**Collected material**.

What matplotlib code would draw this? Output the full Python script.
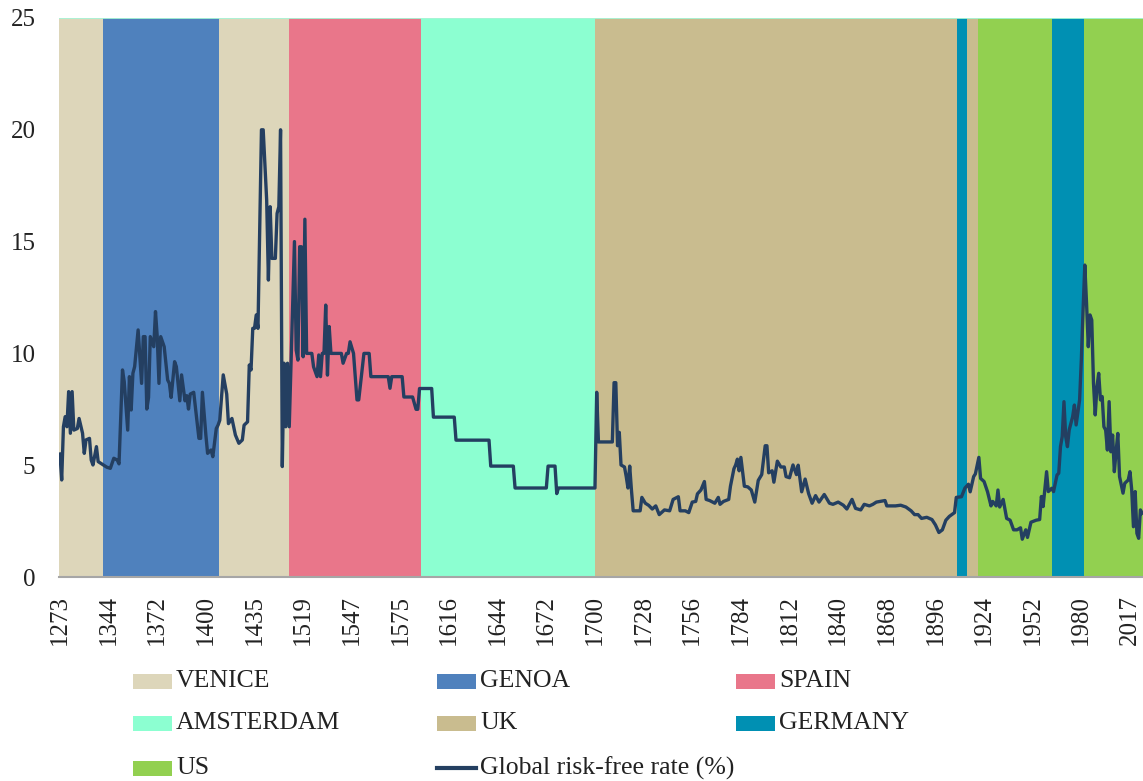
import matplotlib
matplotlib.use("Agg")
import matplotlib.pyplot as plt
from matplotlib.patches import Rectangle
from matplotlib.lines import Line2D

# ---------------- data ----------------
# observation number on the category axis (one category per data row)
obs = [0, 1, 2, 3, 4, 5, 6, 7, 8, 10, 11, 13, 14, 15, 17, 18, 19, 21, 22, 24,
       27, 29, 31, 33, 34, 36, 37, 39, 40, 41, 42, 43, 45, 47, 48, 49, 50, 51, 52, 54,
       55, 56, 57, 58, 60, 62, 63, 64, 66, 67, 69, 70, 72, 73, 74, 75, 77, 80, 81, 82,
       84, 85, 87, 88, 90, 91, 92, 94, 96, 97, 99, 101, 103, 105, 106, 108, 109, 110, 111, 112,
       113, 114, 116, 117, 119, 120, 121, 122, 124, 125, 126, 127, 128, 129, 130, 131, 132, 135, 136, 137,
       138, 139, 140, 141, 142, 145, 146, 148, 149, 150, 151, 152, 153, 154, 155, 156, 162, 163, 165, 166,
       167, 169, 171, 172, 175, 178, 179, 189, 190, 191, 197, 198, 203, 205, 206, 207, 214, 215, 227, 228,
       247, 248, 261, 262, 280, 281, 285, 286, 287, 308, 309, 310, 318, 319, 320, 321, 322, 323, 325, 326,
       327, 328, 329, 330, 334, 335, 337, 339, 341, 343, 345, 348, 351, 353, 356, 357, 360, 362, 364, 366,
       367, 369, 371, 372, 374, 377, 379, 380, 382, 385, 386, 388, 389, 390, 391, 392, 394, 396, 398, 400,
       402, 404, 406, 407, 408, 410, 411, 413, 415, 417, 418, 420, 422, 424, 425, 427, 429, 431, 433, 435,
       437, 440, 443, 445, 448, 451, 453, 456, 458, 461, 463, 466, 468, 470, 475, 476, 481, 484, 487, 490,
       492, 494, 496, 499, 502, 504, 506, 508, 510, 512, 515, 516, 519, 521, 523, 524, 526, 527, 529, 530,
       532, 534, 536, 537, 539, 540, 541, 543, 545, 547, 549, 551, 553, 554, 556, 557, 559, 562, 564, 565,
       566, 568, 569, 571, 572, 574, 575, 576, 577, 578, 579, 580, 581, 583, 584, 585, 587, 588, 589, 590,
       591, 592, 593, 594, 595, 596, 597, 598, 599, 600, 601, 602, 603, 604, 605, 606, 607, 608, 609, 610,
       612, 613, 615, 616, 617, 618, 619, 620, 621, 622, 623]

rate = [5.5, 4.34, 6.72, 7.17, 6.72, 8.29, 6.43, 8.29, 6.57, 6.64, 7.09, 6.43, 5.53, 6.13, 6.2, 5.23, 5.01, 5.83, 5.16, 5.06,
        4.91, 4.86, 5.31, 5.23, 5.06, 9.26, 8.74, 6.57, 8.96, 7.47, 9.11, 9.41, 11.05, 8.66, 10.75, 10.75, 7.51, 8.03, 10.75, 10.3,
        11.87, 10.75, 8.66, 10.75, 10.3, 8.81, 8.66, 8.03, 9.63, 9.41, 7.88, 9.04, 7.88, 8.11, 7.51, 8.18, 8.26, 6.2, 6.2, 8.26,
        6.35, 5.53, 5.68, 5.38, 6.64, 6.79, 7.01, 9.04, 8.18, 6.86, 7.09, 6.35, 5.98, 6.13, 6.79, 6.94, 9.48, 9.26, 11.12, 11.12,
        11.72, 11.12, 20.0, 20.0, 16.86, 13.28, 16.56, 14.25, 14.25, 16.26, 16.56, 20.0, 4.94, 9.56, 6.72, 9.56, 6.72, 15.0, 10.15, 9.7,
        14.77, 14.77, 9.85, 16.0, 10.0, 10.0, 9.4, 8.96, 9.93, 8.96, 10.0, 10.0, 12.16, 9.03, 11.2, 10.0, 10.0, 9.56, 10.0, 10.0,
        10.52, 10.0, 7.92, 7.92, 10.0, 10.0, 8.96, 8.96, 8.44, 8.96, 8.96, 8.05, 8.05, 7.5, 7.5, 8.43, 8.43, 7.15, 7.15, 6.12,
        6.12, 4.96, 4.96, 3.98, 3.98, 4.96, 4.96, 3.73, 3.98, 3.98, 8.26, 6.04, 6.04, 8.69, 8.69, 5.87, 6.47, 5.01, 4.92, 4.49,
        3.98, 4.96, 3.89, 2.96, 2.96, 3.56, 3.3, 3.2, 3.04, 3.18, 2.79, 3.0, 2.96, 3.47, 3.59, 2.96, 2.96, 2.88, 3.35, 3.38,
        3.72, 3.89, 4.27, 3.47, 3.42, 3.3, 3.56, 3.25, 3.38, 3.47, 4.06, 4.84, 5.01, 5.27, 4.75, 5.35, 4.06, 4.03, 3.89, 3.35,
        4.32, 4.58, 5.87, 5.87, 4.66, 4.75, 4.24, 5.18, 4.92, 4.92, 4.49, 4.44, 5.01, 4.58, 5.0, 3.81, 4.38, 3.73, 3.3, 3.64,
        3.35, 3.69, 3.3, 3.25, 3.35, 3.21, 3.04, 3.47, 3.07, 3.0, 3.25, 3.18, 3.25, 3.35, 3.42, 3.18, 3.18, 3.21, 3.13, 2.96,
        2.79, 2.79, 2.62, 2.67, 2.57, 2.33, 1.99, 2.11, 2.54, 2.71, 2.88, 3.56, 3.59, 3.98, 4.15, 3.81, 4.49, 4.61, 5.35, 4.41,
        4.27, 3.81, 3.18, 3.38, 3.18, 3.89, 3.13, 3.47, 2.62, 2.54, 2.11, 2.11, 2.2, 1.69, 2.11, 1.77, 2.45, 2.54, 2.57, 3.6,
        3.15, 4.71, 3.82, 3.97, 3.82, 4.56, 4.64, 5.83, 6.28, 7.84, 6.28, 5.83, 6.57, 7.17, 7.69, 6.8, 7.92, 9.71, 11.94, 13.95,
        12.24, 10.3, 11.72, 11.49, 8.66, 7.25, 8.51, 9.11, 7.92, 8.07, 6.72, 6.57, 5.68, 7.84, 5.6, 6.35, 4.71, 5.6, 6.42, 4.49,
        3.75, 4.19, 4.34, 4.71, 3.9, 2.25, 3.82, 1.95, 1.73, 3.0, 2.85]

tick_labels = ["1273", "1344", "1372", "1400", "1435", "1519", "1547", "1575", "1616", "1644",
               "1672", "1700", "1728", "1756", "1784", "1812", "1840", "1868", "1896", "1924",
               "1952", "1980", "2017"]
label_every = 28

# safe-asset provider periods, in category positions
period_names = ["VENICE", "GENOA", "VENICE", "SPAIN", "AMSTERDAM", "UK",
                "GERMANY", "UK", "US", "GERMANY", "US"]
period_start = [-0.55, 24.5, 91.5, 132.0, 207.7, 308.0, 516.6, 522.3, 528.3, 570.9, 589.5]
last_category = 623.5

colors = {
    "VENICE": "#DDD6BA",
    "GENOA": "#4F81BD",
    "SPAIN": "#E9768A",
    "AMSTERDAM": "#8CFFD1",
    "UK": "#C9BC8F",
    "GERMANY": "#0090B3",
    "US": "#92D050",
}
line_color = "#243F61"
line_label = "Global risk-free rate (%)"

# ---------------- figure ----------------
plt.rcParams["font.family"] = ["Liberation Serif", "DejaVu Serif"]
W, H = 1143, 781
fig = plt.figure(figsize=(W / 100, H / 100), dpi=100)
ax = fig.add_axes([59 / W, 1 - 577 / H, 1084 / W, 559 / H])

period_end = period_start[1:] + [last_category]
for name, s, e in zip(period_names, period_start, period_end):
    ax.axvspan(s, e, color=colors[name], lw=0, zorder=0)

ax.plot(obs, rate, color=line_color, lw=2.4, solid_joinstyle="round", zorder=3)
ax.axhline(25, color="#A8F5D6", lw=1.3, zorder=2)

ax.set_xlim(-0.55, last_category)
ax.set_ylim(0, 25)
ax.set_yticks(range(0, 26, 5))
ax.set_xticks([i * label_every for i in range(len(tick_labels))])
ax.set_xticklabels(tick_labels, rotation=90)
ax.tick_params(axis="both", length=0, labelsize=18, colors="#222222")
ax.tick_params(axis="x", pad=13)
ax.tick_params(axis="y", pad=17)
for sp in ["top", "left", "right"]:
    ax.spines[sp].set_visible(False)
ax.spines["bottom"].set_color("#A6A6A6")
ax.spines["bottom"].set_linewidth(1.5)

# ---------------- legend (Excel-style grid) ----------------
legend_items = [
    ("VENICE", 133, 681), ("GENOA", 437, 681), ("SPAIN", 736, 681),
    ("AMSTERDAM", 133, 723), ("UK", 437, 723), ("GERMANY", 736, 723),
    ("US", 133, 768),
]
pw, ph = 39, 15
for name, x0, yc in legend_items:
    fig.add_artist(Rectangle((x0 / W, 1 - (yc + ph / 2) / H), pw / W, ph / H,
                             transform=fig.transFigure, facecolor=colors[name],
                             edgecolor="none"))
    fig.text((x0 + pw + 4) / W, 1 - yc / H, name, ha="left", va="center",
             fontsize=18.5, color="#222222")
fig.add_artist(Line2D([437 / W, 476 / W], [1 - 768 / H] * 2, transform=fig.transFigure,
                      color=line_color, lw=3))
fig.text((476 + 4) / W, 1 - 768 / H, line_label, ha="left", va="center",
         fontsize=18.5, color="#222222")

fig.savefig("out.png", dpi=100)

**Stated goal**. Write out exactly the opening lines of the data, stopping after the line that holds "from matplotlib.lines import Line2D". Exclude pictures.

**Reply to the exercise**.
What matplotlib code would draw this? Output the full Python script.
import matplotlib
matplotlib.use("Agg")
import matplotlib.pyplot as plt
from matplotlib.patches import Rectangle
from matplotlib.lines import Line2D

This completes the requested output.